Partial returns Tuesday showed an early lead for Deputy Prime Minister Uhuru Kenyatta, the son of Kenya's founding president and who faces charges at the International Criminal Court. That prompted the camp of candidate Prime Minster Raila Odinga to hold a news conference to tell supporters that more of their strongholds have yet to be counted from Monday's largely peaceful vote.
Returns for most of the day showed Kenyatta with 53 percent and Odinga with 42 percent. But Kenyatta's percentage would drop to just over 50 percent when rejected votes are counted in the total. The commission said percentages would be officially updated on Wednesday.
More than half of the votes cast have yet to be counted, and observers said Odinga was likely to make gains.
“If Odinga's performance improves, as seems likely, and with this decision on the rejected votes, then it's inevitable there will be a runoff,” said Nic Cheeseman, a lecturer in African politics at Oxford University who is an official observer of the election.
William Ruto, Kenyatta's running mate, blamed “foreign missions” for swaying the electoral commission on its ballot decision. The decision “is meant to deny us a first-round win,” Ruto was quoted as saying by The Standard newspaper.
Kenya is the lynchpin of East Africa's economy and plays a vital security role in the fight against Somali militants. The U.S. Embassy in Kenya is the largest in Africa, indicating this country's importance to U.S. foreign policy.
The chairman of the election commission, Isaak Hassan, met with political parties Tuesday to talk about the rejected ballot issue, said Tabitha Mutemi, a spokeswoman for the commission.
Hassan acknowledged what he called “growing concern” over the slow pace of election results.
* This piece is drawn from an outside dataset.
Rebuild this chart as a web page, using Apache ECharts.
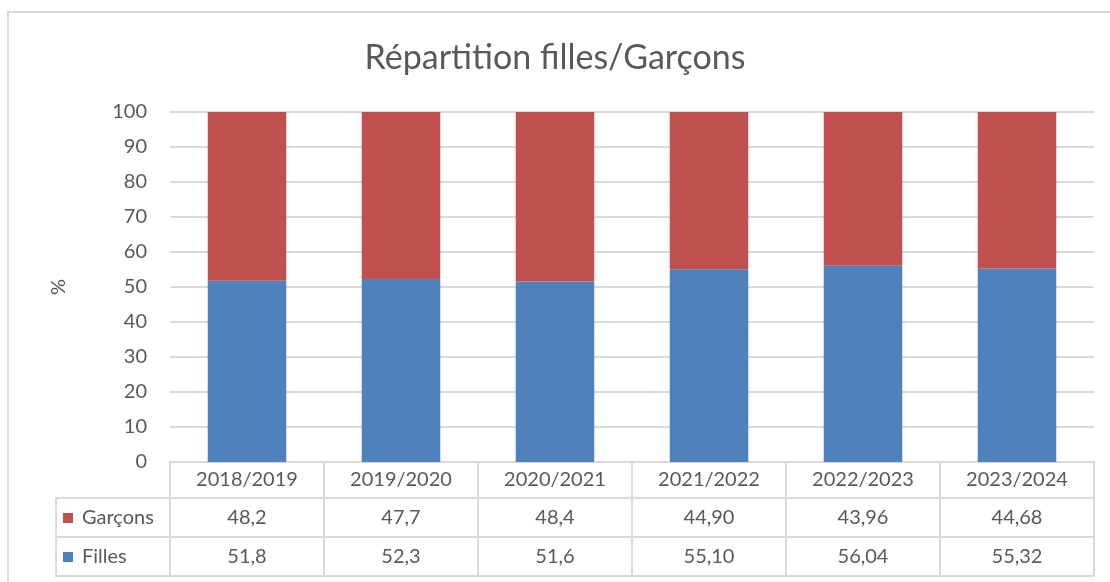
<!DOCTYPE html>
<html>
<head>
<meta charset="utf-8">
<script src="https://cdn.jsdelivr.net/npm/echarts@6/dist/echarts.min.js"></script>
<style>
  html, body { margin: 0; padding: 0; background: #fff; }
  #chart { width: 1110px; height: 582px; }
</style>
</head>
<body>
<div id="chart"></div>
<script>
// Répartition filles / garçons, style tableau Excel sous le graphique
const categories = ['2018/2019', '2019/2020', '2020/2021', '2021/2022', '2022/2023', '2023/2024'];
const filles = [51.8, 52.3, 51.6, 55.10, 56.04, 55.32];
const garcons = [48.2, 47.7, 48.4, 44.90, 43.96, 44.68];
const fillesLabels = ['51,8', '52,3', '51,6', '55,10', '56,04', '55,32'];
const garconsLabels = ['48,2', '47,7', '48,4', '44,90', '43,96', '44,68'];

const FONT = 'Lato, "Open Sans", sans-serif';
const TXT = '#595959';
const LINE = '#d9d9d9';
const RED = '#C0504D';
const BLUE = '#4F81BD';
const FS = 20;

function tableAxis(data, offset, tickLen, showLabel) {
  return {
    type: 'category',
    data: data,
    position: 'bottom',
    offset: offset,
    axisLine: { show: true, lineStyle: { color: LINE, width: 2 } },
    axisTick: { show: tickLen > 0, length: tickLen, interval: 0, lineStyle: { color: LINE, width: 2 } },
    axisLabel: {
      show: showLabel, interval: 0, margin: tickLen / 2, verticalAlign: 'middle',
      fontSize: FS, color: TXT, fontFamily: FONT
    }
  };
}

const chart = echarts.init(document.getElementById('chart'));
chart.setOption({
  animation: false,
  title: {
    text: 'Répartition filles/Garçons',
    left: 'center', top: 36,
    textStyle: { fontSize: 34, fontWeight: 'normal', color: TXT, fontFamily: FONT }
  },
  legend: {
    data: ['Garçons', 'Filles'],
    orient: 'vertical',
    left: 63, top: 508, padding: 0,
    itemWidth: 10, itemHeight: 10, itemGap: 19,
    icon: 'rect',
    textStyle: { fontSize: FS, color: TXT, fontFamily: FONT, lineHeight: 20, padding: [0, 0, 0, 4] }
  },
  grid: { left: 170, right: 16, top: 112, bottom: 120, containLabel: false },
  xAxis: [
    tableAxis(categories, 0, 36, true),
    tableAxis(garconsLabels, 36, 39, true),
    tableAxis(fillesLabels, 75, 39, true),
    tableAxis(categories, 114, 0, false)
  ],
  yAxis: {
    type: 'value', min: 0, max: 100, interval: 10,
    name: '%', nameLocation: 'middle', nameGap: 101,
    nameTextStyle: { fontSize: FS, color: TXT, fontFamily: FONT },
    axisLine: { show: false }, axisTick: { show: false },
    axisLabel: { fontSize: FS, color: TXT, fontFamily: FONT, margin: 23 },
    splitLine: { lineStyle: { color: LINE, width: 2 } }
  },
  series: [
    { name: 'Filles', type: 'bar', stack: 'total', data: filles, barWidth: '51%', itemStyle: { color: BLUE } },
    { name: 'Garçons', type: 'bar', stack: 'total', data: garcons, barWidth: '51%', itemStyle: { color: RED } }
  ],
  graphic: [
    { type: 'rect', shape: { x: 8, y: 12, width: 1200, height: 700 }, style: { fill: 'none', stroke: LINE, lineWidth: 2 }, silent: true },
    { type: 'line', shape: { x1: 56, y1: 498, x2: 170, y2: 498 }, style: { stroke: LINE, lineWidth: 2 } },
    { type: 'line', shape: { x1: 56, y1: 537, x2: 170, y2: 537 }, style: { stroke: LINE, lineWidth: 2 } },
    { type: 'line', shape: { x1: 56, y1: 576, x2: 170, y2: 576 }, style: { stroke: LINE, lineWidth: 2 } },
    { type: 'line', shape: { x1: 56, y1: 497, x2: 56, y2: 577 }, style: { stroke: LINE, lineWidth: 2 } }
  ]
});
window.addEventListener('resize', () => chart.resize());
</script>
</body>
</html>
He said the delays are due to high voter turnout, a large number of contested seats and long travel times for polling officers.
Candidates' percentages, he said, will be calculated “based on total votes cast.” Of the rejected ballots, he said: “Of course they will have an impact in the overall result.”
Hassan noted the law gives his commission seven days to perform its work, and he asked for patience “from the public, the political parties as well as the candidates.”
Kenya's Vice President Kalonzo Musyoka, who is also Odinga's running mate, held an afternoon news conference — the first by any of the major candidates — to calm Odinga supporters who were forced to look at TV news reports of Kenyatta's lead all day.
“We wish to appeal for calm and call on our supporters to relax, because we are confident that when all votes are in (we) will carry the day,” Musyoka said.